End point of developmental sequence 
p. 52 
The handaxe in Figure 13 also suggests something even more remarkable than simple bilateral symmetry. The artifact demonstrates
symmetry across not just a midline in plan, but also a midline in profile and a midline for all of the cross sections. These lines intersect to
define a threedimensional space, intuitively equivalent to a space of
Cartesian coordinates. It is difficult to imagine how a more sophisticated conception of space could be employed in stone knapping. Artifacts like this one constitute the endpoint of our developmental
sequence. 
Threedimensional frame of reference 
p. 57 
The fine bifaces, like those in example 13, have
bilateral symmetry in three dimensions (as we would define them).

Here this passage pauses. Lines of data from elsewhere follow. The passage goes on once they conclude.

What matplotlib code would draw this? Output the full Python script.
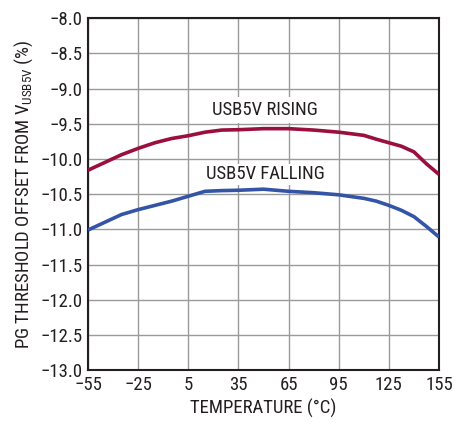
import matplotlib
matplotlib.use("Agg")
import matplotlib.pyplot as plt

FONT = "Roboto Condensed"
plt.rcParams['font.family'] = [FONT, 'DejaVu Sans']
plt.rcParams['mathtext.fontset'] = 'custom'
plt.rcParams['mathtext.rm'] = FONT
plt.rcParams['mathtext.it'] = FONT
plt.rcParams['axes.unicode_minus'] = True

temp = [-55, -45, -35, -25, -15, -5, 5, 15, 25, 35, 50, 65, 80, 95, 110, 117.5, 125, 132.5, 140, 147.5, 155]
rising = [-10.16, -10.05, -9.94, -9.85, -9.77, -9.71, -9.67, -9.62, -9.59, -9.585, -9.57, -9.57, -9.59,
          -9.62, -9.665, -9.72, -9.77, -9.82, -9.90, -10.07, -10.22]
falling = [-11.01, -10.90, -10.79, -10.72, -10.66, -10.60, -10.53, -10.46, -10.45, -10.445, -10.43, -10.46,
           -10.48, -10.51, -10.56, -10.60, -10.66, -10.73, -10.82, -10.96, -11.11]

xticks = [-55, -25, 5, 35, 65, 95, 125, 155]
yticks = [-13.0, -12.5, -12.0, -11.5, -11.0, -10.5, -10.0, -9.5, -9.0, -8.5, -8.0]

fig = plt.figure(figsize=(4.54, 4.22), dpi=100)
ax = fig.add_axes([0.194, 0.123, 0.773, 0.834])

ax.plot(temp, rising, color='#9A0F3C', lw=2.6, solid_capstyle='butt', solid_joinstyle='round', zorder=3)
ax.plot(temp, falling, color='#3454A6', lw=2.6, solid_capstyle='butt', solid_joinstyle='round', zorder=3)

ax.set_xlim(-55, 155)
ax.set_ylim(-13, -8)
ax.set_xticks(xticks)
ax.set_yticks(yticks)
ax.set_xticklabels([f"{t}".replace('-', '\u2212') for t in xticks])
ax.set_yticklabels([f"{v:.1f}".replace('-', '\u2212') for v in yticks])
ax.grid(True, color='#9a9a9a', lw=1.0, zorder=0)
ax.tick_params(length=0, labelsize=13.5, colors='#231f20', pad=4)
for s in ax.spines.values():
    s.set_color('#231f20')
    s.set_linewidth(1.5)

ax.set_xlabel('TEMPERATURE (°C)', fontsize=13.5, color='#231f20', labelpad=4)
ax.set_ylabel(r'PG THRESHOLD OFFSET FROM V$_{\mathrm{USB5V}}$ (%)', fontsize=13.5, color='#231f20', labelpad=4)

ax.text(51, -9.3, 'USB5V RISING', fontsize=13.5, color='#231f20', ha='center', va='center',
        bbox=dict(facecolor='white', edgecolor='none', pad=3), zorder=4)
ax.text(51, -10.22, 'USB5V FALLING', fontsize=13.5, color='#231f20', ha='center', va='center',
        bbox=dict(facecolor='white', edgecolor='none', pad=1), zorder=4)

fig.savefig('out.png', dpi=100)
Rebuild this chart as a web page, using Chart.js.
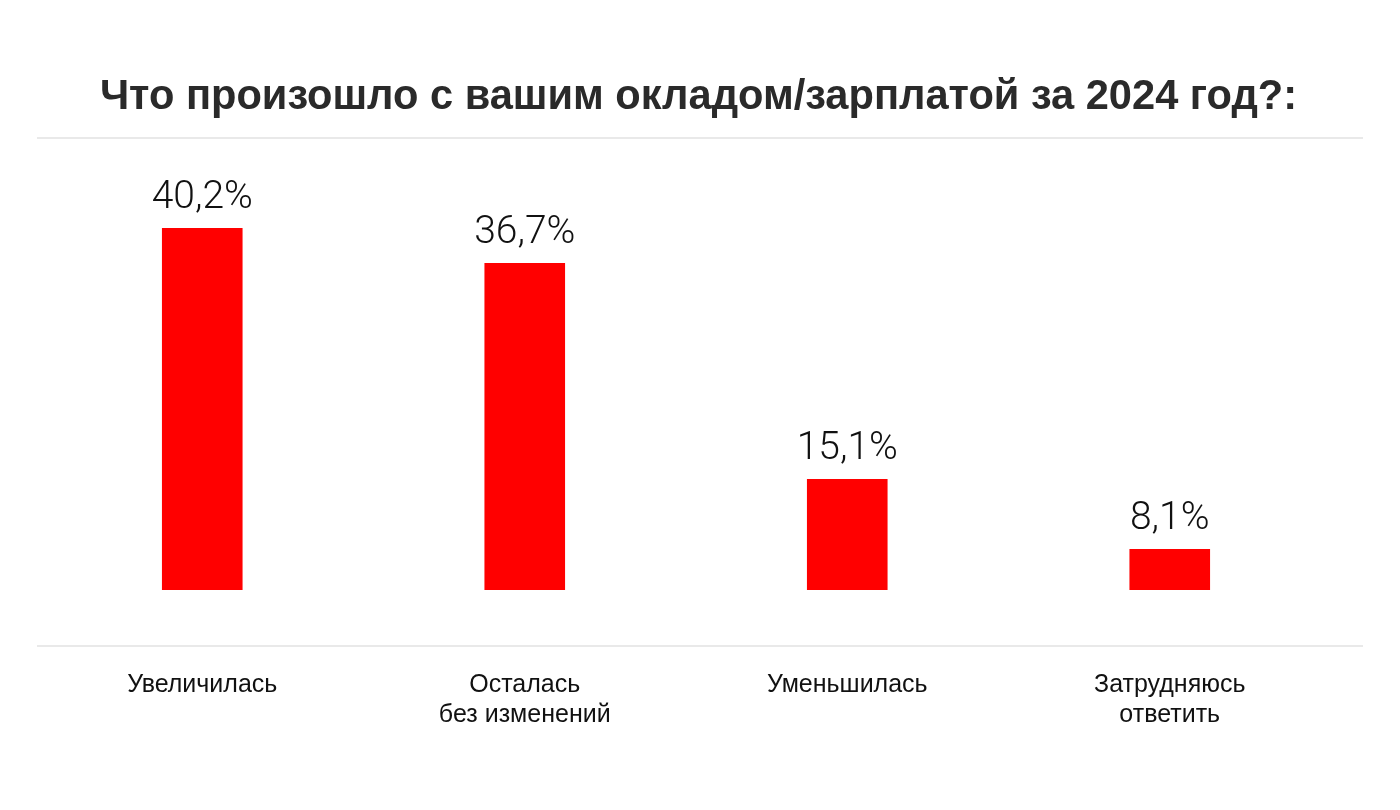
<!DOCTYPE html>
<html>
<head>
<meta charset="utf-8">
<script src="https://cdn.jsdelivr.net/npm/chart.js@4.4.1/dist/chart.umd.min.js"></script>
<style>
  html, body { margin: 0; padding: 0; background: #fff; }
  #wrap { width: 1400px; height: 810px; }
</style>
</head>
<body>
<div id="wrap"><canvas id="chart" width="1400" height="810"></canvas></div>
<script>
const titleText = 'Что произошло с вашим окладом/зарплатой за 2024 год?:';
const categories = [
  ['Увеличилась'],
  ['Осталась', 'без изменений'],
  ['Уменьшилась'],
  ['Затрудняюсь', 'ответить']
];
const values = [40.2, 36.7, 15.1, 8.1];

const fmt = v => v.toFixed(1).replace('.', ',') + '%';

// thin grey rules above and below the plot, plus value labels over bars
const decor = {
  id: 'decor',
  beforeDraw(chart) {
    const c = chart.ctx;
    c.save();
    c.strokeStyle = '#e2e2e2';
    c.lineWidth = 1.5;
    [138, 646].forEach(y => {
      c.beginPath();
      c.moveTo(37, y);
      c.lineTo(1363, y);
      c.stroke();
    });
    c.restore();
  },
  afterDatasetsDraw(chart) {
    const c = chart.ctx;
    const meta = chart.getDatasetMeta(0);
    c.save();
    c.fillStyle = '#111';
    c.font = '300 39px Roboto, "Liberation Sans", sans-serif';
    c.textAlign = 'center';
    c.textBaseline = 'alphabetic';
    meta.data.forEach((bar, i) => {
      c.fillText(fmt(values[i]), bar.x, bar.y - 20);
    });
    c.restore();
  }
};

new Chart(document.getElementById('chart'), {
  type: 'bar',
  data: {
    labels: categories,
    datasets: [{
      data: values,
      backgroundColor: '#ff0000',
      borderWidth: 0,
      barPercentage: 1,
      categoryPercentage: 0.25
    }]
  },
  options: {
    responsive: false,
    animation: false,
    events: [],
    layout: { padding: { left: 41, right: 44, top: 0, bottom: 0 } },
    plugins: {
      legend: { display: false },
      tooltip: { enabled: false },
      title: {
        display: true,
        text: titleText,
        color: '#2a2a2a',
        font: { family: '"Liberation Sans", Arial, sans-serif', size: 41.6, weight: 'bold' },
        padding: { top: 73, bottom: 27 }
      }
    },
    scales: {
      x: {
        grid: { display: false, drawTicks: false },
        border: { display: false },
        ticks: {
          color: '#111',
          padding: 80,
          font: { family: '"Liberation Sans", Arial, sans-serif', size: 25, lineHeight: 1.2 }
        }
      },
      y: {
        display: false,
        min: 4,
        max: 48
      },
      // empty spacer on the right so the plot ends where the reference does
      spacer: {
        type: 'linear',
        position: 'right',
        grid: { display: false },
        border: { display: false },
        ticks: { display: false },
        afterFit(scale) { scale.width = 25; }
      }
    }
  },
  plugins: [decor]
});
</script>
</body>
</html>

The knapper had to be able to invert
congruent shapes across an
imaginary midline for three separate dimensions and to coordinate
them. This required a frame of reference of considerable complexity,
and, while I suppose it possible that this frame was applied only to
spatial relations on or within artifacts, this seems to me very unlikely.
The abstract nature of such a spatial framework suggests that it was a
general one, extendable to all of space. Again I must emphasize that
the knapper need not have been able to describe or to verbalize his
concepts in nice mathematical terms. That he employed such a framework, however, is, I think, undeniable.